I was actually thinking how modern he looks. He could fit into any movie today without a problem.
Re:It! The Terror from Beyond Space- don’t know what is weirder about the following clip- the wimmin as waitresses or the Eastern European overdub that sounds like “Comrades- this is how we will beat the Western Imperialist dogs to the Red Planet!” http://www.youtube.com/watch?v=UBHADwnM84Q&feature=youtube_gdata_player
Another sure sign of a cad(besides a pencil ‘stashe): calling a woman that you just met “baby.”

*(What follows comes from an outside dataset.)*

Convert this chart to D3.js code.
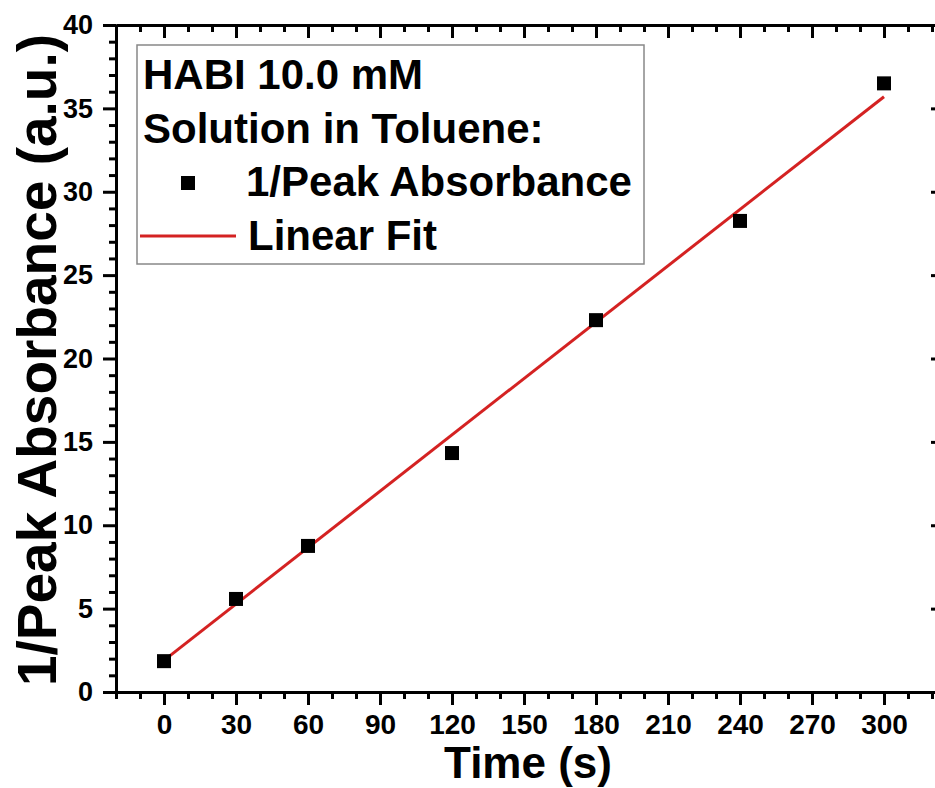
<!DOCTYPE html>
<html>
<head>
<meta charset="utf-8">
<script src="https://cdn.jsdelivr.net/npm/d3@7"></script>
<style>
  body { margin: 0; background: #fff; }
  svg { display: block; font-family: "Liberation Sans", Arial, sans-serif; font-weight: bold; }
  .axis path, .axis line { stroke: #000; }
</style>
</head>
<body>
<script>
// data
var times = [0, 30, 60, 120, 180, 240, 300];
var invAbs = [1.85, 5.58, 8.76, 14.33, 22.3, 28.25, 36.5];
var fitX = [0, 300];
var fitY = [1.9, 35.7];
var xTicks = [0, 30, 60, 90, 120, 150, 180, 210, 240, 270, 300];
var yTicks = [0, 5, 10, 15, 20, 25, 30, 35, 40];
var legendLines = ['HABI 10.0 mM', 'Solution in Toluene:', '1/Peak Absorbance', 'Linear Fit'];

var width = 935, height = 788;
var plotLeft = 116, plotRight = 944, plotTop = 25, plotBottom = 692;

var svg = d3.select('body').append('svg')
  .attr('width', width)
  .attr('height', height);

var x = d3.scaleLinear().domain([-20, 325]).range([plotLeft, plotRight]);
var y = d3.scaleLinear().domain([0, 40]).range([plotBottom, plotTop]);

var xMinor = d3.range(-20, 326, 10).filter(function (d) { return d % 30 !== 0; });
var yMinor = d3.range(0, 41, 1).filter(function (d) { return d % 5 !== 0; });

function styleAxis(g) {
  g.attr('class', 'axis');
  g.select('.domain').attr('stroke-width', 3);
  g.selectAll('.tick line').attr('stroke-width', 3);
}

// minor ticks
svg.append('g').attr('transform', 'translate(0,' + plotBottom + ')')
  .call(d3.axisBottom(x).tickValues(xMinor).tickSize(7).tickSizeOuter(0).tickFormat(''))
  .call(styleAxis);
svg.append('g').attr('transform', 'translate(0,' + plotTop + ')')
  .call(d3.axisTop(x).tickValues(xMinor).tickSize(-7).tickSizeOuter(0).tickFormat(''))
  .call(styleAxis);
svg.append('g').attr('transform', 'translate(' + plotLeft + ',0)')
  .call(d3.axisLeft(y).tickValues(yMinor).tickSize(7).tickSizeOuter(0).tickFormat(''))
  .call(styleAxis);
svg.append('g').attr('transform', 'translate(' + plotRight + ',0)')
  .call(d3.axisRight(y).tickValues(yMinor).tickSize(-7).tickSizeOuter(0).tickFormat(''))
  .call(styleAxis);

// major ticks + labels
var xAxisEl = svg.append('g').attr('transform', 'translate(0,' + plotBottom + ')')
  .call(d3.axisBottom(x).tickValues(xTicks).tickSize(13).tickSizeOuter(0).tickPadding(9))
  .call(styleAxis);
xAxisEl.selectAll('text').attr('font-size', 28).attr('font-family', null).attr('fill', '#000');

svg.append('g').attr('transform', 'translate(0,' + plotTop + ')')
  .call(d3.axisTop(x).tickValues(xTicks).tickSize(-13).tickSizeOuter(0).tickFormat(''))
  .call(styleAxis);

var yAxisEl = svg.append('g').attr('transform', 'translate(' + plotLeft + ',0)')
  .call(d3.axisLeft(y).tickValues(yTicks).tickSize(13).tickSizeOuter(0).tickPadding(10))
  .call(styleAxis);
yAxisEl.selectAll('text').attr('font-size', 27).attr('font-family', null).attr('fill', '#000');

svg.append('g').attr('transform', 'translate(' + plotRight + ',0)')
  .call(d3.axisRight(y).tickValues(yTicks).tickSize(-13).tickSizeOuter(0).tickFormat(''))
  .call(styleAxis);

// axis titles
svg.append('text')
  .attr('x', 528).attr('y', 778)
  .attr('text-anchor', 'middle')
  .attr('font-size', 44)
  .text('Time (s)');

svg.append('text')
  .attr('transform', 'translate(56,360) rotate(-90)')
  .attr('text-anchor', 'middle')
  .attr('font-size', 55)
  .text('1/Peak Absorbance (a.u.)');

// linear fit
var line = d3.line()
  .x(function (d) { return x(d[0]); })
  .y(function (d) { return y(d[1]); });
svg.append('path')
  .datum(fitX.map(function (d, i) { return [d, fitY[i]]; }))
  .attr('d', line)
  .attr('fill', 'none')
  .attr('stroke', '#d42222')
  .attr('stroke-width', 3);

// data points
var markerSize = 14;
svg.selectAll('.pt').data(times).enter().append('rect')
  .attr('class', 'pt')
  .attr('x', function (d) { return x(d) - markerSize / 2; })
  .attr('y', function (d, i) { return y(invAbs[i]) - markerSize / 2; })
  .attr('width', markerSize)
  .attr('height', markerSize)
  .attr('fill', '#000');

// legend
var legend = svg.append('g');
legend.append('rect')
  .attr('x', 137).attr('y', 45)
  .attr('width', 507).attr('height', 219)
  .attr('fill', '#fff')
  .attr('stroke', '#888')
  .attr('stroke-width', 1.5);

var baselines = [89, 142.5, 196, 249.5];
var textX = [143, 143, 246, 248];
legend.selectAll('.lt').data(legendLines).enter().append('text')
  .attr('class', 'lt')
  .attr('x', function (d, i) { return textX[i]; })
  .attr('y', function (d, i) { return baselines[i]; })
  .attr('font-size', 42)
  .text(function (d) { return d; });

legend.append('rect')
  .attr('x', 188 - markerSize / 2).attr('y', 183 - markerSize / 2)
  .attr('width', markerSize).attr('height', markerSize)
  .attr('fill', '#000');
legend.append('line')
  .attr('x1', 140).attr('x2', 236)
  .attr('y1', 236).attr('y2', 236)
  .attr('stroke', '#d42222')
  .attr('stroke-width', 3);
</script>
</body>
</html>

Love the motels. What excited me, as a kid, wasn’t exactly traveling and seeing the sights. It was the miracle of three new television channels.
On my earliest vacations in the Arkansas Ozarks, I distinctly remember sitting, entranced, in front of the tube, as my usual Memphis area channels– 3, 5, and 13 (not counting the PBS affiliate, of course) were replaced by the Little Rock stations 4, 7,and 11.
Much to the chagrin of my folks. I had to be pried away from the screen while watching an episode of “Batman”, in syndication in Little Rock but not in Memphis.
Kids today just don’t understand.
Hmm. Once again, no new Bleat but a transmogrified banner pic. Today’s caption: “We’ve got company!”.
@hpoulter
Well, he IS on vacation. Perhaps he decided to leave the castle and go for a relaxation wallow in the country.
Captain Ken says Wildwood NJ is still the same.
Good to hear. We are taking the kids there in August. They have never been downa shore, so that should be a good experience for them.
“hey, hon, you see that thing over us? that must be the new 1957 Cadillac!”
Yikes watch out for bedbugs.
“Are you sure? I can’t see any chrome or tailfins from this angle.”
“It’s big enough, that’s for sure.”
“and I bet it takes Ethyl?”
” But no Luuu-uuu-ceee …”
OGH is probably hiding in the basement:
http://www.washingtonpost.com/blogs/capital-weather-gang/post/heat-wave-heads-east-after-historic-high-humidity-hits-minnesota/2011/07/20/gIQAgNO1PI_blog.html
It took Betty and Barney.
The Hill you say!
It’s looking for Richard Dreyfuss…
I see the power meters in the Krell lab from the movie Forbidden Planet. The bubble dealie in the middle was probably in the earth ship visiting the planet.
“Scotty, Scotty… I need power nowwww….”
“Captain, I hae no got no morre power! that THING back therre is draggin’ down the crrrystals!”
Mrnutty, I was thinking Bellerophon, but it was actually “United Planets Cruiser C57-D” a much more memorable name.
There are older versions of Dr. Who available on Netflix. Sadly they are not consistent nor grouped. So you have to select them one at a time and hope you get them somewhat chronological. Or at least you do if you’re mildly OCD about that sort of thing.
Mmm, is it possible to be mildly OCD?